I think that regardless of what you believe in terms of God or religion, this is probably one of the most important ideas any high school senior can understand and believe in. Just because one door has been closed doesn’t mean there are no more doors left.
In fact, sometimes a closed door can be the thing that leads you in a better direction. For example, a friend of a friend got rejected from all the top-tier schools he applied to a few years ago (Stanford, Berkeley, etc.), so he ended up going to UC San Diego for his undergraduate degree. He graduated as valedictorian of his class, and that enabled him to get into Boalt School of Law at Berkeley. Now a successful lawyer in Los Angeles, he is able to look back and see that, had he gotten in to one of those top schools he applied to, he probably wouldn’t have had the advantage over other grad school applicants of being a college valedictorian.

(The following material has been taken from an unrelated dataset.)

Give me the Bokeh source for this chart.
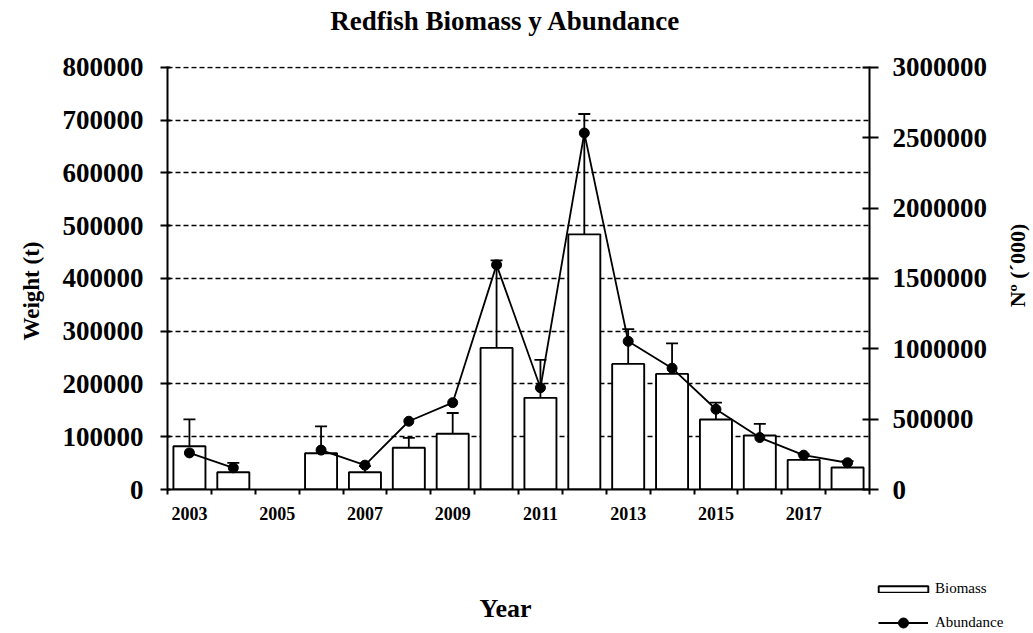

“Sometimes a closed door can be the thing that leads you in a better direction.”
A few days ago, a classmate who had her heart set on going to San Diego State received notice that her offer of admission had been revoked because she’d failed to submit a transcript by the appropriate deadline. She’s crushed now, and all she can think about is how she can’t do what she was dreaming of doing, but the rest of us can see the benefits. She will end up going to a community college for two years, but this will save her a large sum of money in tuition and fees. After those two years of completing lower-level coursework, she will be able to apply to any four-year college and have an excellent chance of getting into a school that’s actually better than San Diego State.
It’s these kinds of stories that have the power to inspire and instill the belief in the idea that when a door closes, a window opens. My closed door being a rejection letter from UCLA, I take comfort in knowing that there is a window open somewhere. It’s just up to me to find it, and in many ways that must be a more rewarding experience.